[Start]

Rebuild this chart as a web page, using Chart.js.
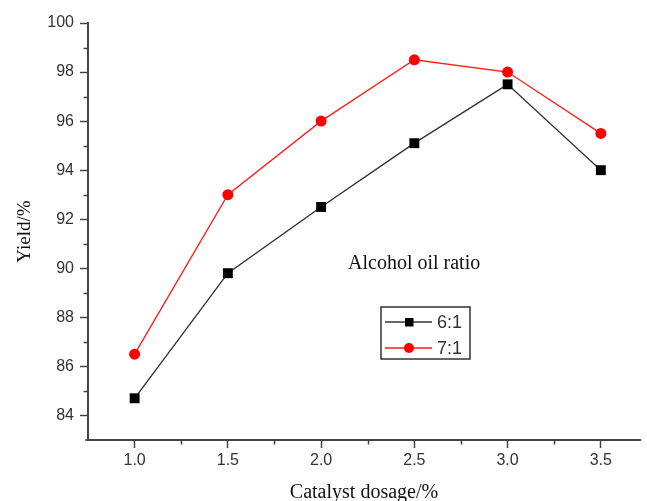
<!DOCTYPE html>
<html lang="en">
<head>
<meta charset="UTF-8" />
<title>Yield vs catalyst dosage</title>
<script src="https://cdn.jsdelivr.net/npm/chart.js"></script>
<style>
  body { margin: 0; background: #fff; }
  .chart-box { width: 647px; height: 501px; }
</style>
</head>
<body>
<div class="chart-box"><canvas id="yieldChart"></canvas></div>
<script>
  // values
  const dosage = [1.0, 1.5, 2.0, 2.5, 3.0, 3.5];
  const yield61 = [84.7, 89.8, 92.5, 95.1, 97.5, 94.0];
  const yield71 = [86.5, 93.0, 96.0, 98.5, 98.0, 95.5];
  const seriesNames = ["6:1", "7:1"];
  const legendTitle = "Alcohol oil ratio";

  const xTicks = [1.0, 1.5, 2.0, 2.5, 3.0, 3.5];
  const xMinorTicks = [1.25, 1.75, 2.25, 2.75, 3.25];
  const yTicks = [84, 86, 88, 90, 92, 94, 96, 98, 100];
  const yMinorTicks = [85, 87, 89, 91, 93, 95, 97, 99];

  const axisColor = "#444";
  const sans = "'Liberation Sans', Arial, sans-serif";
  const serif = "'Liberation Serif', 'Times New Roman', serif";

  const toPoints = (ys) => dosage.map((d, i) => ({ x: d, y: ys[i] }));

  // minor ticks, the floating title and the boxed legend
  const overlay = {
    id: "overlay",
    afterDraw(chart) {
      const ctx = chart.ctx;
      const xs = chart.scales.x;
      const ys = chart.scales.y;
      const area = chart.chartArea;
      ctx.save();
      ctx.strokeStyle = axisColor;
      ctx.lineWidth = 1.5;
      ctx.beginPath();
      xMinorTicks.forEach((v) => {
        const px = Math.round(xs.getPixelForValue(v)) + 0.5;
        ctx.moveTo(px, area.bottom);
        ctx.lineTo(px, area.bottom + 4.5);
      });
      yMinorTicks.forEach((v) => {
        const py = Math.round(ys.getPixelForValue(v)) + 0.5;
        ctx.moveTo(area.left, py);
        ctx.lineTo(area.left - 4.5, py);
      });
      // axis line runs a little past the y axis, as in the figure
      ctx.moveTo(area.left - 3, area.bottom);
      ctx.lineTo(area.left, area.bottom);
      ctx.stroke();

      ctx.fillStyle = "#111";
      ctx.font = "20px " + serif;
      ctx.textBaseline = "alphabetic";
      ctx.textAlign = "left";
      ctx.fillText(legendTitle, 348, 269);

      // legend box
      ctx.strokeStyle = "#333";
      ctx.lineWidth = 1.5;
      ctx.strokeRect(381, 307, 89, 52);
      const rows = [322, 348];
      chart.data.datasets.forEach((ds, i) => {
        const ry = rows[i];
        ctx.strokeStyle = ds.borderColor;
        ctx.lineWidth = 1.3;
        ctx.beginPath();
        ctx.moveTo(385, ry);
        ctx.lineTo(432, ry);
        ctx.stroke();
        ctx.fillStyle = ds.pointBackgroundColor;
        if (ds.pointStyle === "rect") {
          ctx.fillRect(405, ry - 4, 8.5, 8.5);
        } else {
          ctx.beginPath();
          ctx.arc(409, ry, 5, 0, Math.PI * 2);
          ctx.fill();
        }
        ctx.fillStyle = "#333";
        ctx.font = "18px " + sans;
        ctx.textBaseline = "middle";
        ctx.fillText(ds.label, 437, ry + 1);
      });
      ctx.restore();
    },
  };

  const ctx = document.getElementById("yieldChart").getContext("2d");
  new Chart(ctx, {
    type: "line",
    data: {
      datasets: [
        {
          label: seriesNames[0],
          data: toPoints(yield61),
          borderColor: "#333",
          borderWidth: 1.4,
          pointStyle: "rect",
          pointRadius: 7,
          pointBackgroundColor: "#000",
          pointBorderColor: "#000",
          pointBorderWidth: 0,
          tension: 0,
        },
        {
          label: seriesNames[1],
          data: toPoints(yield71),
          borderColor: "#ff1a1a",
          borderWidth: 1.3,
          pointStyle: "circle",
          pointRadius: 5.5,
          pointBackgroundColor: "#ff0000",
          pointBorderColor: "#ff0000",
          pointBorderWidth: 0,
          tension: 0,
        },
      ],
    },
    options: {
      responsive: true,
      maintainAspectRatio: false,
      animation: false,
      layout: { padding: { top: 23, right: 0, left: 0, bottom: 0 } },
      plugins: {
        legend: { display: false },
        tooltip: { enabled: false },
      },
      scales: {
        x: {
          type: "linear",
          bounds: "data",
          min: 0.75,
          max: 3.71,
          afterBuildTicks: (scale) => {
            scale.ticks = xTicks.map((v) => ({ value: v }));
          },
          afterFit: (scale) => {
            scale.height = 61;
            scale.paddingLeft = 0;
            scale.paddingRight = 0;
          },
          ticks: {
            padding: 3,
            color: "#333",
            font: { family: sans, size: 16 },
            callback: (value) => Number(value).toFixed(1),
          },
          grid: {
            drawOnChartArea: false,
            drawTicks: true,
            tickLength: 8,
            tickColor: axisColor,
            tickWidth: 1.5,
          },
          border: { color: axisColor, width: 2 },
          title: {
            display: true,
            text: "Catalyst dosage/%",
            color: "#111",
            font: { family: serif, size: 20, lineHeight: 0.8 },
            padding: { top: 0, bottom: 0 },
          },
        },
        y: {
          bounds: "data",
          min: 83,
          max: 100,
          afterBuildTicks: (scale) => {
            scale.ticks = yTicks.map((v) => ({ value: v }));
          },
          afterFit: (scale) => {
            scale.width = 88;
          },
          ticks: {
            padding: 6,
            color: "#333",
            font: { family: sans, size: 16 },
            callback: (value) => String(value),
          },
          grid: {
            drawOnChartArea: false,
            drawTicks: true,
            tickLength: 8,
            tickColor: axisColor,
            tickWidth: 1.5,
          },
          border: { color: axisColor, width: 2 },
          title: {
            display: true,
            text: "Yield/%",
            color: "#111",
            font: { family: serif, size: 19 },
            padding: { top: 14, bottom: 0 },
          },
        },
      },
    },
    plugins: [overlay],
  });
</script>
</body>
</html>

[End]

**Requirement:**
Leave out any pictures, please, and quote only the lines from the top of the data through the line that contains "const toPoints = (ys)".

**Answer:**
Rebuild this chart as a web page, using Chart.js.
<!DOCTYPE html>
<html lang="en">
<head>
<meta charset="UTF-8" />
<title>Yield vs catalyst dosage</title>
<script src="https://cdn.jsdelivr.net/npm/chart.js"></script>
<style>
  body { margin: 0; background: #fff; }
  .chart-box { width: 647px; height: 501px; }
</style>
</head>
<body>
<div class="chart-box"><canvas id="yieldChart"></canvas></div>
<script>
  // values
  const dosage = [1.0, 1.5, 2.0, 2.5, 3.0, 3.5];
  const yield61 = [84.7, 89.8, 92.5, 95.1, 97.5, 94.0];
  const yield71 = [86.5, 93.0, 96.0, 98.5, 98.0, 95.5];
  const seriesNames = ["6:1", "7:1"];
  const legendTitle = "Alcohol oil ratio";

  const xTicks = [1.0, 1.5, 2.0, 2.5, 3.0, 3.5];
  const xMinorTicks = [1.25, 1.75, 2.25, 2.75, 3.25];
  const yTicks = [84, 86, 88, 90, 92, 94, 96, 98, 100];
  const yMinorTicks = [85, 87, 89, 91, 93, 95, 97, 99];

  const axisColor = "#444";
  const sans = "'Liberation Sans', Arial, sans-serif";
  const serif = "'Liberation Serif', 'Times New Roman', serif";

  const toPoints = (ys) => dosage.map((d, i) => ({ x: d, y: ys[i] }));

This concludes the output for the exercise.